EXERCISE>
Print only the lines from the top of the data through the line with "from bokeh.resources import INLINE", both included, skipping every picture.
- - -
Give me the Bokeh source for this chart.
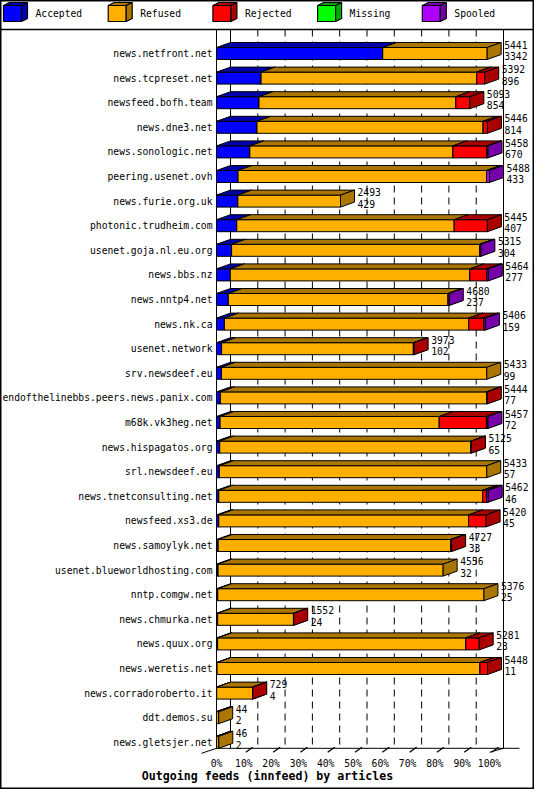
from bokeh.plotting import figure
from bokeh.models import Range1d, ColumnDataSource
from bokeh.core.properties import value
from bokeh.embed import file_html
from bokeh.resources import INLINE

# ---------------- data ----------------
hosts = [
    "news.netfront.net", "news.tcpreset.net", "newsfeed.bofh.team", "news.dne3.net",
    "news.sonologic.net", "peering.usenet.ovh", "news.furie.org.uk", "photonic.trudheim.com",
    "usenet.goja.nl.eu.org", "news.bbs.nz", "news.nntp4.net", "news.nk.ca",
    "usenet.network", "srv.newsdeef.eu", "endofthelinebbs.peers.news.panix.com",
    "m68k.vk3heg.net", "news.hispagatos.org", "srl.newsdeef.eu", "news.tnetconsulting.net",
    "newsfeed.xs3.de", "news.samoylyk.net", "usenet.blueworldhosting.com", "nntp.comgw.net",
    "news.chmurka.net", "news.quux.org", "news.weretis.net", "news.corradoroberto.it",
    "ddt.demos.su", "news.gletsjer.net",
]
totals = [5441, 5392, 5093, 5446, 5458, 5488, 2493, 5445, 5315, 5464, 4680, 5406, 3973, 5433,
          5444, 5457, 5125, 5433, 5462, 5420, 4727, 4556, 5376, 1552, 5281, 5448, 729, 44, 46]
accepted = [3342, 896, 854, 814, 670, 433, 429, 407, 304, 277, 237, 159, 102, 99,
            77, 72, 65, 57, 46, 45, 33, 32, 25, 24, 23, 11, 4, 2, 2]
refused = [2099, 4333, 3957, 4546, 4082, 4995, 2064, 4372, 4986, 4816, 4418, 4911, 3856, 5334,
           5352, 4406, 5050, 5376, 5303, 5022, 4674, 4524, 5351, 1523, 4990, 5286, 720, 42, 44]
rejected = [0, 163, 282, 86, 686, 0, 0, 666, 0, 341, 0, 306, 15, 0,
            15, 949, 10, 0, 78, 353, 20, 0, 0, 5, 268, 151, 5, 0, 0]
missing = [0, 0, 0, 0, 0, 0, 0, 0, 0, 0, 0, 0, 0, 0,
           0, 0, 0, 0, 0, 0, 0, 0, 0, 0, 0, 0, 0, 0, 0]
spooled = [0, 0, 0, 0, 20, 60, 0, 0, 25, 30, 25, 30, 0, 0,
           0, 30, 0, 0, 35, 0, 0, 0, 0, 0, 0, 0, 0, 0, 0]

series_names = ["Accepted", "Refused", "Rejected", "Missing", "Spooled"]
front_colors = ["#0000FF", "#FFAF00", "#FF0000", "#00FF00", "#AF00FF"]
side_colors = ["#0000AA", "#AA7500", "#AA0000", "#00AA00", "#7500AA"]
x_ticks = [0, 10, 20, 30, 40, 50, 60, 70, 80, 90, 100]
x_tick_labels = ["0%", "10%", "20%", "30%", "40%", "50%", "60%", "70%", "80%", "90%", "100%"]
title_text = "Outgoing feeds (innfeed) by articles"

# ---------------- geometry (pixels) ----------------
W, H = 534, 789
X0 = 216.0          # px of 0% on the front plane
PXP = 2.73          # px per percent
ROW0 = 53.0         # px of first row centre
ROWP = 24.6         # px per row
DEPTH_X, DEPTH_Y = 14.0, 5.0
BAR_H = 12.0
SEP_Y = 29.0
FONT = value("DejaVu Sans Mono")


def fx(px):
    return (px - X0) / PXP


def fy(py):
    return (py - ROW0) / ROWP


DX = DEPTH_X / PXP
DY = DEPTH_Y / ROWP
HH = BAR_H / 2 / ROWP

n = len(hosts)
last_row_px = ROW0 + (n - 1) * ROWP
FLOOR = last_row_px + BAR_H / 2

p = figure(width=W, height=H, output_backend="svg", toolbar_location=None,
           x_axis_type=None, y_axis_type=None, title=None,
           x_range=Range1d(fx(0), fx(W)), y_range=Range1d(fy(H), fy(0)))
p.min_border = 0
p.min_border_left = p.min_border_right = p.min_border_top = p.min_border_bottom = 0
p.outline_line_color = "black"
p.outline_line_width = 2
p.background_fill_color = "white"
p.border_fill_color = "white"

# ---------------- frame / grid ----------------
# legend separator
p.segment(x0=[fx(0)], y0=[fy(SEP_Y)], x1=[fx(W)], y1=[fy(SEP_Y)], line_color="black", line_width=1.5)
# dashed grid on the back wall
gx = [t + DX for t in x_ticks[1:-1]]
p.segment(x0=gx, y0=[fy(SEP_Y)] * len(gx), x1=gx, y1=[fy(FLOOR - 2)] * len(gx),
          line_color="black", line_width=1, line_dash="7 5")
# solid verticals: front axis, back left wall, back right wall
p.segment(x0=[0, DX, 100 + DX], y0=[fy(SEP_Y)] * 3,
          x1=[0, DX, 100 + DX], y1=[fy(FLOOR), fy(FLOOR), fy(FLOOR)],
          line_color="black", line_width=1)
# floor: main edge plus the two slanted corners
ext = fx(X0 + 16) - fx(X0)
p.segment(x0=[0, fx(X0 - DEPTH_X - 1), 100],
          y0=[fy(FLOOR), fy(FLOOR + DEPTH_Y), fy(FLOOR + 4)],
          x1=[100 + DX + ext, 0, 100 + DX],
          y1=[fy(FLOOR), fy(FLOOR), fy(FLOOR)],
          line_color="black", line_width=1)
# small floor ticks
tx0 = [t + 2 / PXP for t in x_ticks[1:]]
tx1 = [t + 9 / PXP for t in x_ticks[1:]]
p.segment(x0=tx0, y0=[fy(FLOOR + 4)] * len(tx0), x1=tx1, y1=[fy(FLOOR - 1)] * len(tx1),
          line_color="black", line_width=1.3)

# ---------------- 3D stacked bars ----------------
series = [accepted, refused, rejected, missing, spooled]
max_total = max(totals)
xs, ys, fills = [], [], []
for i in range(n):
    cum = 0
    for s, vals in enumerate(series):
        v = vals[i]
        if v <= 0:
            continue
        a = cum / max_total * 100
        cum += v
        b = cum / max_total * 100
        top, bot = i - HH, i + HH
        # front
        xs.append([a, b, b, a]); ys.append([top, top, bot, bot]); fills.append(front_colors[s])
        # top face
        xs.append([a, b, b + DX, a + DX]); ys.append([top, top, top - DY, top - DY]); fills.append(side_colors[s])
        # right side
        xs.append([b, b + DX, b + DX, b]); ys.append([top, top - DY, bot - DY, bot]); fills.append(side_colors[s])
p.patches(xs="xs", ys="ys", fill_color="fill", line_color="black", line_width=1,
          source=ColumnDataSource(dict(xs=xs, ys=ys, fill=fills)))

# ---------------- labels ----------------
rows = list(range(n))
p.text(x=[fx(212)] * n, y=rows, text=hosts, text_font=FONT, text_font_size="9.7px",
       text_align="right", text_baseline="middle", text_color="black")
end_x = [t / max_total * 100 + DX + 3 / PXP for t in totals]
p.text(x=end_x, y=[r - 9 / ROWP for r in rows], text=[str(t) for t in totals], text_font=FONT,
       text_font_size="9.7px", text_align="left", text_baseline="middle", text_color="black")
p.text(x=end_x, y=[r + 2.5 / ROWP for r in rows], text=[str(a) for a in accepted], text_font=FONT,
       text_font_size="9.7px", text_align="left", text_baseline="middle", text_color="black")
# x tick labels
p.text(x=x_ticks, y=[fy(FLOOR + 15)] * len(x_ticks), text=x_tick_labels, text_font=FONT,
       text_font_size="9.7px", text_align="center", text_baseline="middle", text_color="black")
# title
p.text(x=[fx(267)], y=[fy(FLOOR + 28)], text=[title_text], text_font=FONT,
       text_font_size="11.6px", text_font_style="bold", text_align="center",
       text_baseline="middle", text_color="black")

# ---------------- legend (3D cubes) ----------------
lxs, lys, lfill = [], [], []
ltx, lty, ltext = [], [], []
CUBE_W, CUBE_H, LDX, LDY = 18.0, 16.0, 6.0, 3.0
for k, name in enumerate(series_names):
    cx = 3 + k * 104.7
    ct = 5.0
    cb = ct + CUBE_H
    cr = cx + CUBE_W
    lxs.append([fx(cx), fx(cr), fx(cr), fx(cx)]); lys.append([fy(ct), fy(ct), fy(cb), fy(cb)]); lfill.append(front_colors[k])
    lxs.append([fx(cx), fx(cr), fx(cr + LDX), fx(cx + LDX)]); lys.append([fy(ct), fy(ct), fy(ct - LDY), fy(ct - LDY)]); lfill.append(side_colors[k])
    lxs.append([fx(cr), fx(cr + LDX), fx(cr + LDX), fx(cr)]); lys.append([fy(ct), fy(ct - LDY), fy(cb - LDY), fy(cb)]); lfill.append(side_colors[k])
    ltx.append(fx(cx + 32)); lty.append(fy((ct + cb) / 2)); ltext.append(name)
p.patches(xs="xs", ys="ys", fill_color="fill", line_color="black", line_width=1.2,
          source=ColumnDataSource(dict(xs=lxs, ys=lys, fill=lfill)))
p.text(x=ltx, y=lty, text=ltext, text_font=FONT, text_font_size="9.7px",
       text_align="left", text_baseline="middle", text_color="black")

open("out.html", "w").write(file_html(p, INLINE))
- - -
OUTPUT OF THE EXERCISE>
Give me the Bokeh source for this chart.
from bokeh.plotting import figure
from bokeh.models import Range1d, ColumnDataSource
from bokeh.core.properties import value
from bokeh.embed import file_html
from bokeh.resources import INLINE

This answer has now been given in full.